Identifying high-risk prostate cancer means more prudent treatment decisions, fewer unnecessary biopsies
PORTLAND, Ore. -- While prostate cancer is a very common diagnosis, it is a deadly disease in relatively few men. One in 6 men will develop prostate cancer during his lifetime. However, of these, only one in 10 cases will be life-threatening.
Yet, since the prostate-specific antigen (PSA) screening test became widely available about a decade ago, more men than ever are receiving treatment for prostate cancer even though it's clear that not all patients benefit equally from aggressive therapy. Treatment usually begins with a prostate biopsy and can include radiation, surgery and chemotherapy.
"This is the prostate cancer paradox," said Mark Garzotto, M.D., lead study investigator. "The big question is how to decide which men have life-threatening cancer. These men need aggressive treatment. Men who don't have deadly cancer potentially may instead be closely monitored, sparing them the side effects of treatments."
That's why researchers at the Oregon Health & Science University Cancer Institute and the Portland Veterans Affairs Medical Center (PVAMC) began searching for a way to predict which men have lethal prostate cancer before a biopsy.

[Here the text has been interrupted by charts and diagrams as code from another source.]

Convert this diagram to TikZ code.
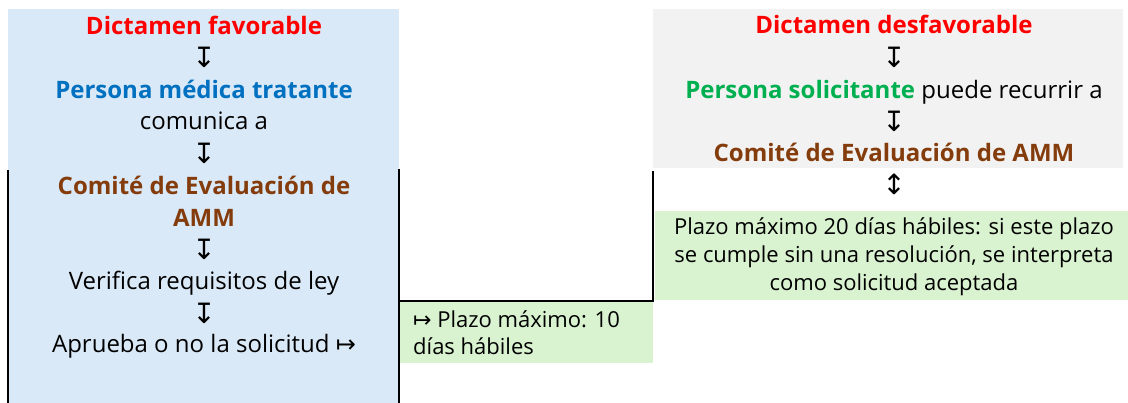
\documentclass[tikz,border=0pt]{standalone}
\usepackage{fontspec}
\setmainfont{Open Sans}
\newfontfamily\symfont{DejaVu Sans}
\definecolor{favred}{HTML}{FF0000}
\definecolor{medblue}{HTML}{0070C0}
\definecolor{comitebrown}{HTML}{843C0C}
\definecolor{solgreen}{HTML}{00B050}
\definecolor{cellblue}{HTML}{DAE9F7}
\definecolor{cellgray}{HTML}{F2F2F2}
\definecolor{cellgreen}{HTML}{D9F2D0}
\tikzset{
  hd/.style={anchor=base, inner sep=0pt, font=\fontsize{24}{32}\selectfont\bfseries},
  txt/.style={anchor=base, inner sep=0pt, font=\fontsize{24}{32}\selectfont},
  smalltxt/.style={anchor=base, inner sep=0pt, font=\fontsize{22}{28}\selectfont},
  notetxt/.style={anchor=base west, inner sep=0pt, font=\fontsize{22}{27}\selectfont},
  arw/.style={anchor=base, inner sep=0pt, font=\fontsize{28}{32}\symfont},
  rule/.style={line width=1.4pt}
}
\begin{document}
\begin{tikzpicture}[x=1pt,y=-1pt]
  \useasboundingbox (0,0) rectangle (1128,403);
  % cells
  \fill[cellblue] (8,9) rectangle (399,403);
  \fill[cellgray] (653,9) rectangle (1123,168);
  \fill[cellgreen] (655,211) rectangle (1128,300);
  \fill[cellgreen] (400,302) rectangle (653,363);
  % borders
  \draw[rule] (8,170) -- (8,403);
  \draw[rule] (399,169) -- (399,403);
  \draw[rule] (653,171) -- (653,301) -- (399,301);
  % favorable
  \path
    (204,35) node[hd, text=favred] (fav) {Dictamen favorable}
    (204,68) node[arw] (fav1) {↧}
    (204,99) node[hd, text=medblue] (med) {Persona médica tratante}
    (204,130) node[txt] (com) {comunica a}
    (204,164) node[arw] (fav2) {↧}
    (204,195) node[hd, text=comitebrown] (cem1) {Comité de Evaluación de}
    (204,227) node[hd, text=comitebrown] (cem2) {AMM}
    (204,260) node[arw] (fav3) {↧}
    (204,290) node[txt] (ver) {Verifica requisitos de ley}
    (204,324) node[arw] (fav4) {↧}
    (204,353) node[txt] (apr) {Aprueba o no la solicitud {\symfont ↦}};
  \path
    (413,328) node[notetxt] (plz1) {{\symfont ↦} Plazo máximo: 10}
    (413,355) node[notetxt] (plz2) {días hábiles};
  % desfavorable
  \path
    (894,34) node[hd, text=favred] (des) {Dictamen desfavorable}
    (894,68) node[arw] (des1) {↧}
    (894,99) node[txt] (sol) {\textcolor{solgreen}{\bfseries Persona solicitante} puede recurrir a}
    (894,132) node[arw] (des2) {↧}
    (894,162) node[hd, text=comitebrown] (cem3) {Comité de Evaluación de AMM}
    (894,195) node[arw] (des3) {↕}
    (894,235) node[smalltxt] (res1) {Plazo máximo 20 días hábiles: si este plazo}
    (894,263) node[smalltxt] (res2) {se cumple sin una resolución, se interpreta}
    (894,291) node[smalltxt] (res3) {como solicitud aceptada};
\end{tikzpicture}
\end{document}
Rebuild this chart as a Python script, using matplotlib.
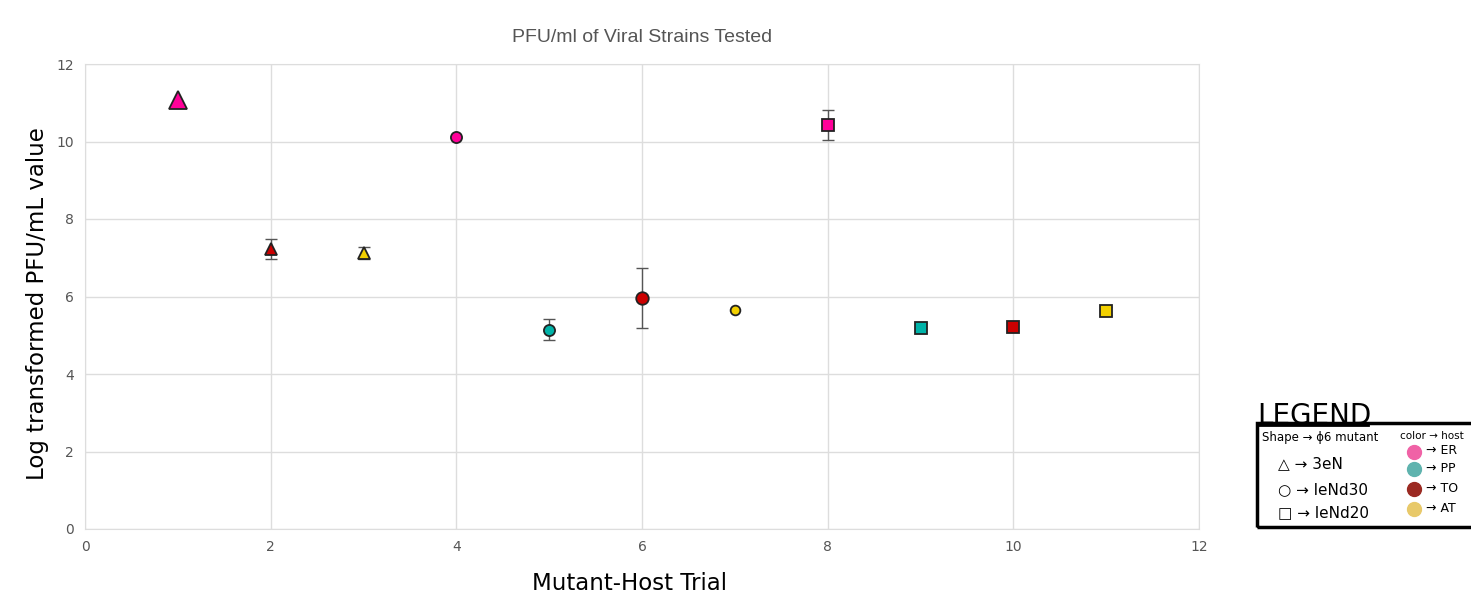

What they came up with is a simple chart that urologists and oncologists can use to predict whether a deadly prostate cancer tumor is present. This chart, or nomogram, will help physicians and patients identify whether aggressive cancer is present, as these men are by far the most likely to benefit from treatment.
"Our model can help predict which men may have the most aggressive type of prostate cancer and which men can relax," said Garzotto, director of urologic oncology at the PVAMC, associate professor of surgery (urology) in the OHSU School of Medicine, and member of the OHSU Cancer Institute.
An outpatient procedure that requires local anesthesia, prostate biopsy can cause patient anxiety, pain, bleeding and infection, and can lead to a significant increase in medical and nonmedical costs to health care systems and patients. Three out of 4 prostate biopsies are negative for cancer. In men with a PSA less than 10, only 9% have aggressive cancer.
Gleason score is used to define tumor grade. The Gleason score is the most commonly used prostate cancer scoring system and is considered one of the most important prognostic indicators for prostate cancer. The score is based on tissue findings throughout the prostate that correlate with the aggressiveness of a tumor. High Gleason scores are indicative of aggressive cancers and are not associated with a favorable prognosis. High-grade prostate cancer, the most lethal type, has a Gleason score of 7 or greater.
"Our nomogram identifies the men who are most likely to have high-grade tumors and are most likely to benefit from a biopsy," Garzotto said. "Knowing a patient's age and the results of a few simple clinical tests is all the information we need to accurately predict tumor grade without performing a biopsy."
Garzotto and his colleagues created the nomogram by statistically analyzing clinical variables collected prior to prostate biopsy. In the prospective study, they collected data on 1,699 men with a PSA of less than 10 ng/ml who underwent a prostate biopsy with a minimum of six samples. They analyzed the following variables: age, race, family history of prostate cancer, digital rectal exam, prostate specific antigen (PSA) values, PSA density (PSA divided by prostate volume), prostate volume, PSA doubling time and ultrasound findings. Thirty percent of data were reserved for study validation.
Through prostate biopsies, researchers found that almost 92 percent of the men were found to have no cancer or low to moderate cancer graded with Gleason scores between 1 and 6. About one-third of men with the disease had high-grade prostate cancer, which was detected in 157 subjects, or about 9 percent of the men in the study.
Researchers then used logistic regression analysis to compare clinical variables with biopsy outcomes. Researchers found they could accurately predict a tumor's Gleason score using three clinical variables: age, digital rectal exam findings and PSA density.
"We found that PSA density is by far the clinical variable most predictive of Gleason score," Garzotto said. Men who had a PSA density elevated to above 0.18 had a 24-fold greater chance of high-grade prostate cancer than men whose PSA density was low or normal.